# K-means Clustering Example with the Mall Customers Dataset

## Introduction

In this activity, we will perform a K-means clustering analysis using the Mall Customers dataset. The objective is to cluster the customers into distinct groups based on their spending patterns. This exercise will help you understand the process of implementing and evaluating a K-means clustering model.

## The Dataset

The Mall Customers dataset contains the following features:
- `CustomerID`: Unique ID assigned to the customer
- `Gender`: Gender of the customer
- `Age`: Age of the customer
- `Annual Income (k$)`: Annual income of the customer in thousand dollars
- `Spending Score (1-100)`: Spending score assigned by the mall based on customer behavior and spending nature


## Objective

You will:

    1. Load and explore the dataset.
    2. Preprocess the data.
    3. Determine the optimal number of clusters using the elbow method.
    4. Implement the K-means clustering algorithm.
    5. Evaluate the model's performance.
    6. Visualize the clusters.

Let's get started!

## Import necessary libraries

In [None]:
import numpy as np
import pandas as pd
import matplotlib.pyplot as plt
from sklearn.cluster import KMeans
from sklearn.preprocessing import StandardScaler
from sklearn.metrics import silhouette_score

## Load the Mall Customers dataset

In [None]:
# Load the Mall Customers dataset
data = pd.---(---)
# Display the first few rows of the dataset
---

## Data Preprocessing

- Select relevant features and standardize them using `StandardScaler`.

In [None]:
# TODO: Select relevant features and standardize them
features = [---]
data_features = data[features]

In [None]:
# Standardize the features
scaler = StandardScaler()
data_scaled = scaler.fit_transform(---)

## Determining the Optimal Number of Clusters

- Use the elbow method to find the optimal number of clusters by plotting the inertia for a range of cluster numbers.

In [None]:
# TODO: Use the elbow method to find the optimal number of clusters
# HINT: Iterate over a range of cluster numbers and compute the inertia for each
inertia = []
for k in range(1, 11):
    kmeans = KMeans(n_clusters=--, random_state=42)
    kmeans.fit(---)
    inertia.append(kmeans.inertia_)

# Plot the elbow curve
plt.figure(figsize=(8, 4))
plt.plot(range(1, 11, inertia, 'bo-'))
plt.xlabel('Number of Clusters')
plt.ylabel('Inertia')
plt.title('Elbow Method for Optimal Number of Clusters')
plt.show()

## Implementing K-means Clustering

- Create an instance of `KMeans` with the optimal number of clusters and fit it to the scaled data.

In [None]:
# TODO: Create an instance of KMeans with the optimal number of clusters and fit it to the scaled data
# HINT: Use the class `KMeans` from sklearn.cluster
optimal_clusters = --
kmeans = ---(n_clusters=--, random_state=42)

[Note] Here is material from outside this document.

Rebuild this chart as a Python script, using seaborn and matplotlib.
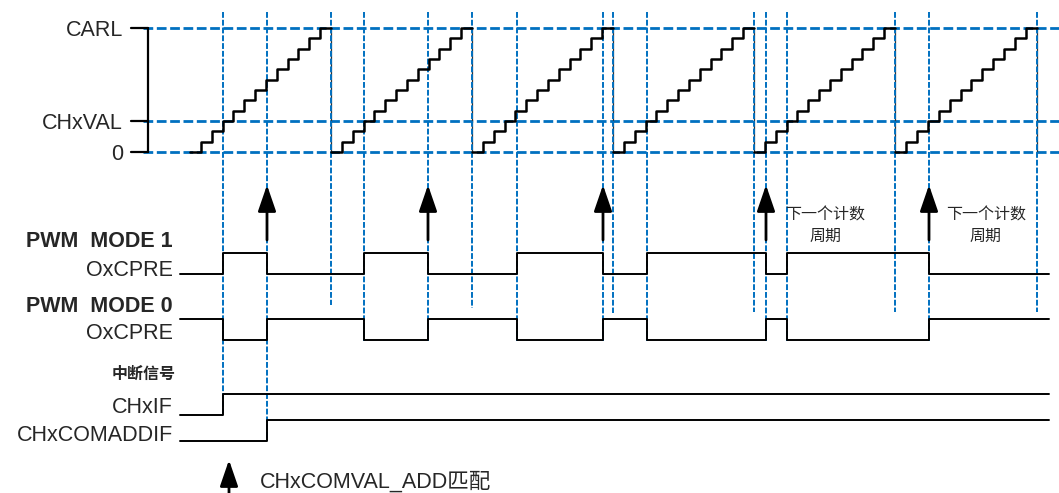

# Fit the model to the scaled data
# HINT: Use the function `fit_predict`
data['cluster'] = kmeans.---(---)

## Evaluating the Mode

- Calculate the silhouette score for the model.

In [None]:
# TODO: Calculate the silhouette score for the model
# HINT: Use the function `silhouette_score` from sklearn.metrics
silhouette_avg = ---(---, ---)

print(f'Silhouette Score: {silhouette_avg}')

## Visualize the clusters

In [None]:
plt.scatter(data['Annual Income (k$)'], data['Spending Score (1-100)'], c=data['cluster'], cmap='viridis')
plt.xlabel('Annual Income (k$)')
plt.ylabel('Spending Score (1-100)')
plt.title('K-means Clustering of Mall Customers')
plt.show()

## Discussion Questions:
    1. What does the silhouette score indicate about the quality of the clusters?
    2. How well do the clusters correspond to different types of customers based on their spending patterns?
    3. Are there any improvements you can suggest for the clustering model?